Updated March 6, 2019 - 5:15 pm

WASHINGTON Nevada is asking a federal appeals court to block the Department of Energy from secretly moving more weapons-grade plutonium into the state.

In a brief from Nevada Attorney General Aaron Ford filed on Monday, the state cited the department’s own analysis pointing to the dangers of radiation exposure from trucking plutonium to the Silver State from South Carolina.

Nevada residents were at risk of exposure equal to 100 to 200 chest X-rays for the next three years, the state claimed in the brief, citing the DOE analysis.

State lawyers also noted the department’s ongoing efforts to open a national nuclear waste repository at Yucca Mountain, against the state’s wishes, and local efforts to stop the plutonium transfer to the Nevada National Security Site, both within 100 miles of Las Vegas.

“The United States Department of Energy is attempting to turn the State of Nevada into the nation’s radioactive dump,” the brief states.

The brief was filed with the San Francisco-based 9th Circuit Court of Appeals. The DOE has until April 1 to respond to the state’s filing.

The department was under a federal court order to move the plutonium out of South Carolina, where the government has discontinued construction of a facility to turn weapons-grade plutonium into fuel for nuclear power plants.

Energy officials, in an analysis released last August, said approximately one metric ton of plutonium would be shipped to the Nevada National Security Site and the Pantex Plant, a nuclear weapons facility near Amarillo, Texas. The plutonium would be stored at those sites until it could be shipped to Los Alamos, New Mexico.

Nevada filed a motion in federal court on Nov. 30 seeking to block the shipment. District Judge Miranda Du in Reno heard arguments on the motion in January, and urged that no plutonium be moved to the state pending her ruling.

The department later disclosed that one-half metric ton of plutonium had already been sent to the Nevada site before the state sought its injunction in November.

A federal lawyer said the transfer had not been disclosed previously because the delivery had not yet been declassified. The DOE said no further shipments were coming to Nevada, prompting Du to dismiss Nevada’s request for the injunction.

Gov. Steve Sisolak and the state’s congressional delegation accused Energy officials and the Trump administration of underhanded tactics in the secret shipments.

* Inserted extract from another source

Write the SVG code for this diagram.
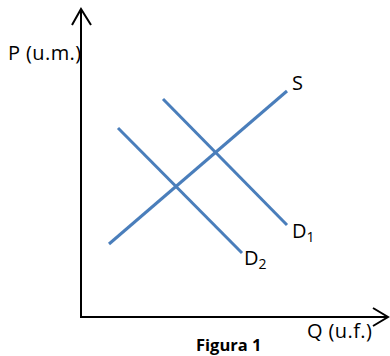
<svg xmlns="http://www.w3.org/2000/svg" width="390" height="356" viewBox="0 0 390 356">
<style>
.ax{stroke:#000;stroke-width:2;fill:none}
.cv{stroke:#4a7ebb;stroke-width:3;fill:none}
text{font-family:"Open Sans","Liberation Sans",sans-serif;font-size:20px;fill:#000}
.sub{font-size:14px}
.b{font-weight:bold;font-size:16.5px}
</style>
<g id="axes">
<polyline class="ax" points="81,9 81,317 388,317"/>
<polyline class="ax" points="72,25 81,9 91,25"/>
<polyline class="ax" points="373,308 388,317 373,326"/>
</g>
<g id="connectors">
<line id="S" class="cv" x1="109" y1="244" x2="287" y2="91"/>
<line id="D1" class="cv" x1="163" y1="99" x2="287" y2="225"/>
<line id="D2" class="cv" x1="118" y1="128" x2="242" y2="253"/>
</g>
<g id="labels">
<text x="8" y="60" letter-spacing="0.4">P (u.m.)</text>
<text x="292" y="90">S</text>
<text x="292" y="238">D<tspan class="sub" dy="4">1</tspan></text>
<text x="244" y="265">D<tspan class="sub" dy="4">2</tspan></text>
<text x="307" y="338" letter-spacing="0.4">Q (u.f.)</text>
<text class="b" x="196" y="351">Figura 1</text>
</g>
</svg>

The DOE said in the August analysis the plutonium would be shipped by truck, and generally along Interstate 40. But the department did not tell the state which route the shipments took to reach the Nevada site or whether the trucks traveled through Las Vegas.

Nevada, in its latest request of the 9th Circuit Court to block further shipments, cited the DOE’s own arguments in the 4th Circuit Court seeking an injunction against moving the radioactive material out of South Carolina.

Energy officials claimed Savannah River Site was the only place designed to store that much plutonium, and they could not safely transport the material to other destinations until 2025 without potentially exposing people to radiation along the way.

The 4th District Court of Appeals upheld a lower court ruling that ordered that the plutonium be moved out of South Carolina.